A obra está embargada pelo IBAMA desde dezembro de 2007. Há também uma série de outras denúncias amplamente expostas às autoridades públicas. São elas: ilegalidades e falta de transparência no processo de licenciamento ambiental; manipulação da participação popular durante as audiências públicas; cooptação de falsas lideranças comunitárias; violação dos direitos humanos; convivência com as milícias da região; violação de direito dos trabalhadores; violação dos direitos dos imigrantes e a destruição ambiental na Baía de Sepetiba e desmatamento de extensa área de manguezais.
Segundo o relatório do Grupo de Apoio Técnico Especializado do Ministério Público Federal (GATE) a empresa vem conduzindo as obras sem o menor respeito ao que teria sido definido no EIA-RIMA. Os pescadores que atuam nesta área específica da Baía, mais próxima ao canteiro de obras, vêm sendo diuturnamente impedidos de trabalhar. Seja porque a empresa instala equipamentos dentro dos rios, o que os impede a saída ao mar, cerceando direito dos pescadores de ir e vir. Seja pelas ameaças que partem de seguranças da empresa, orientados a fazê-lo. Ou até mesmo por embarcações de grande porte, cuja rota já provocou colisões com pequenos e frágeis barcos, danificando ou inutilizando os apetrechos de pesca, que são caros para quem necessita deles. Tudo isso faz parte de um grande processo de intimidação por parte da transnacional, que viola direitos constitucionais de cidadãos brasileiros.
Essas denúncias já foram apresentadas na Câmara de Deputados, na Assembléia Legislativa, na Câmara de Vereadores – RJ, ao BNDES, entre outros órgãos do Estado brasileiro. No entanto, este empreendimento, a Companhia Siderúrgica do Atlântico (TKCSA), com todas essas denúncias por trás de si, continua sendo incensado pela grande imprensa como um dos símbolos da suposta recuperação econômica do Rio de Janeiro. Ora, a siderúrgica terá quase toda sua produção exportada para, principalmente, os EUA e a Ásia, num aparente sinal de modernidade. Mas, na prática, as denúncias se avolumam e o silêncio das autoridades anuncia a cumplicidade de um poder que não representa os interesses do povo e do bem viver.

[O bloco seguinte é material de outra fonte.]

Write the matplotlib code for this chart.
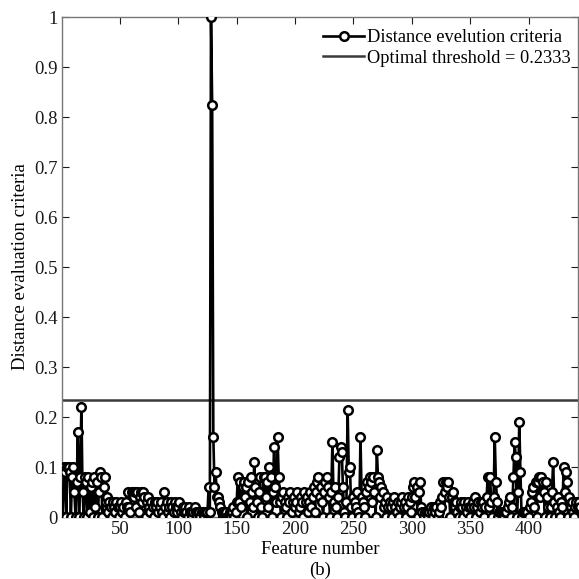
import matplotlib
matplotlib.use("Agg")
import matplotlib.pyplot as plt
import numpy as np

plt.rcParams['font.family'] = ['Liberation Serif', 'DejaVu Serif']
plt.rcParams['mathtext.fontset'] = 'stix'

criteria = [
    0.0, 0.1, 0.09, 0.0, 0.1, 0.1, 0.09, 0.0, 0.08, 0.1, 0.05, 0.0, 0.07, 0.17, 0.0, 0.08, 0.22, 0.05, 0.0, 0.08,
    0.07, 0.0, 0.08, 0.01, 0.06, 0.07, 0.0, 0.08, 0.02, 0.07, 0.0, 0.05, 0.09, 0.08, 0.0, 0.06, 0.08, 0.03, 0.04, 0.01,
    0.03, 0.02, 0.0, 0.03, 0.02, 0.01, 0.03, 0.02, 0.0, 0.02, 0.03, 0.01, 0.02, 0.0, 0.03, 0.02, 0.05, 0.02, 0.01, 0.05,
    0.05, 0.04, 0.05, 0.02, 0.05, 0.01, 0.04, 0.05, 0.03, 0.05, 0.04, 0.0, 0.03, 0.04, 0.02, 0.01, 0.03, 0.02, 0.0, 0.03,
    0.02, 0.03, 0.01, 0.02, 0.03, 0.01, 0.0, 0.05, 0.02, 0.03, 0.01, 0.02, 0.0, 0.03, 0.02, 0.01, 0.03, 0.02, 0.01, 0.02,
    0.03, 0.01, 0.0, 0.02, 0.01, 0.02, 0.01, 0.0, 0.02, 0.01, 0.01, 0.0, 0.01, 0.02, 0.01, 0.0, 0.01, 0.01, 0.0, 0.01,
    0.01, 0.0, 0.01, 0.01, 0.01, 0.06, 0.01, 1.0, 0.825, 0.16, 0.06, 0.09, 0.04, 0.04, 0.03, 0.02, 0.01, 0.0, 0.01, 0.0,
    0.01, 0.0, 0.0, 0.01, 0.0, 0.01, 0.02, 0.0, 0.01, 0.03, 0.08, 0.03, 0.07, 0.02, 0.06, 0.07, 0.04, 0.06, 0.0, 0.07,
    0.03, 0.08, 0.05, 0.02, 0.11, 0.06, 0.03, 0.0, 0.05, 0.08, 0.02, 0.0, 0.08, 0.08, 0.04, 0.07, 0.02, 0.1, 0.08, 0.0,
    0.05, 0.14, 0.06, 0.03, 0.16, 0.08, 0.03, 0.0, 0.04, 0.05, 0.03, 0.02, 0.0, 0.04, 0.03, 0.05, 0.01, 0.03, 0.04, 0.02,
    0.03, 0.05, 0.01, 0.02, 0.04, 0.03, 0.0, 0.05, 0.03, 0.04, 0.01, 0.03, 0.05, 0.02, 0.04, 0.06, 0.01, 0.05, 0.07, 0.08,
    0.04, 0.06, 0.03, 0.0, 0.05, 0.07, 0.08, 0.06, 0.04, 0.0, 0.05, 0.15, 0.03, 0.06, 0.02, 0.0, 0.04, 0.12, 0.14, 0.13,
    0.06, 0.01, 0.0, 0.03, 0.215, 0.09, 0.1, 0.02, 0.0, 0.04, 0.03, 0.02, 0.05, 0.01, 0.0, 0.16, 0.04, 0.03, 0.02, 0.0,
    0.05, 0.07, 0.06, 0.08, 0.07, 0.03, 0.08, 0.05, 0.0, 0.135, 0.08, 0.07, 0.04, 0.06, 0.05, 0.02, 0.03, 0.0, 0.04, 0.02,
    0.03, 0.02, 0.0, 0.03, 0.04, 0.02, 0.01, 0.03, 0.0, 0.02, 0.03, 0.04, 0.02, 0.03, 0.0, 0.02, 0.04, 0.03, 0.01, 0.04,
    0.06, 0.07, 0.04, 0.06, 0.0, 0.05, 0.07, 0.02, 0.01, 0.0, 0.01, 0.01, 0.01, 0.0, 0.01, 0.02, 0.01, 0.0, 0.02, 0.01,
    0.02, 0.0, 0.01, 0.03, 0.02, 0.04, 0.07, 0.05, 0.07, 0.06, 0.07, 0.04, 0.0, 0.04, 0.05, 0.03, 0.02, 0.03, 0.01, 0.0,
    0.02, 0.03, 0.02, 0.0, 0.03, 0.02, 0.01, 0.03, 0.02, 0.0, 0.02, 0.03, 0.02, 0.04, 0.0, 0.02, 0.03, 0.01, 0.03, 0.02,
    0.03, 0.0, 0.02, 0.04, 0.08, 0.02, 0.08, 0.03, 0.0, 0.04, 0.16, 0.07, 0.03, 0.0, 0.01, 0.01, 0.01, 0.01, 0.0, 0.01,
    0.01, 0.02, 0.03, 0.04, 0.0, 0.02, 0.08, 0.15, 0.12, 0.0, 0.05, 0.19, 0.09, 0.0, 0.01, 0.01, 0.01, 0.01, 0.01, 0.0,
    0.02, 0.03, 0.05, 0.06, 0.02, 0.07, 0.0, 0.07, 0.08, 0.04, 0.08, 0.07, 0.05, 0.0, 0.07, 0.04, 0.02, 0.0, 0.02, 0.05,
    0.11, 0.03, 0.0, 0.02, 0.04, 0.01, 0.0, 0.03, 0.02, 0.1, 0.05, 0.09, 0.07, 0.0, 0.04, 0.02, 0.03, 0.01, 0.0, 0.02,
    0.03, 0.02, 0.03, 0.02,
]
features = np.arange(1, len(criteria) + 1)
threshold = 0.2333

xticks = [50, 100, 150, 200, 250, 300, 350, 400]
yticks = [0, 0.1, 0.2, 0.3, 0.4, 0.5, 0.6, 0.7, 0.8, 0.9, 1]
ytick_labels = ['0', '0.1', '0.2', '0.3', '0.4', '0.5', '0.6', '0.7', '0.8', '0.9', '1']

fig = plt.figure(figsize=(5.79, 5.79), dpi=100)
ax = fig.add_axes([62/579, 1 - 517/579, (578 - 62)/579, 500/579])

ax.plot(features, criteria, color='black', lw=1.9, marker='o', ms=6.2,
        mfc='white', mec='black', mew=1.8, label='Distance evelution criteria', zorder=3)
ax.axhline(threshold, color='#3a3a3a', lw=1.8, label='Optimal threshold = 0.2333', zorder=2)

ax.set_xlim(0.4, 442.3)
ax.set_ylim(0, 1)
ax.set_xticks(xticks)
ax.set_yticks(yticks)
ax.set_yticklabels(ytick_labels)
ax.tick_params(direction='in', top=True, right=True, labelsize=13.5, length=5, width=0.8,
               colors='#1a1a1a', pad=3)
for s in ax.spines.values():
    s.set_color('#777777')
    s.set_linewidth(1.0)

ax.set_xlabel('Feature number\n(b)', fontsize=13.5, linespacing=1.3, labelpad=2)
ax.set_ylabel('Distance evaluation criteria', fontsize=13.5, labelpad=4)

leg = ax.legend(loc='upper right', frameon=False, fontsize=13.2, handlelength=2.2,
                handletextpad=0.2, labelspacing=0.2, borderaxespad=0.2,
                bbox_to_anchor=(1.008, 0.998))

fig.savefig('out.png', dpi=100)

A Baía de Sepetiba e a Baía da Ilha Grande são patrimônios de beleza, de diversidade, de vida marinha e terrestre. De quilombolas, pescadores caiçaras. De um turismo que alimenta a muitas famílias que dali tiram seu sustento. É mistura de montanha e mar. De verde com o azul. E tudo isso está em risco em nome do progresso. Será que vale esse preço a pagar? Até quando vamos silenciar diante do envenenamento da vida? É preciso falar. É preciso não ter medo!”.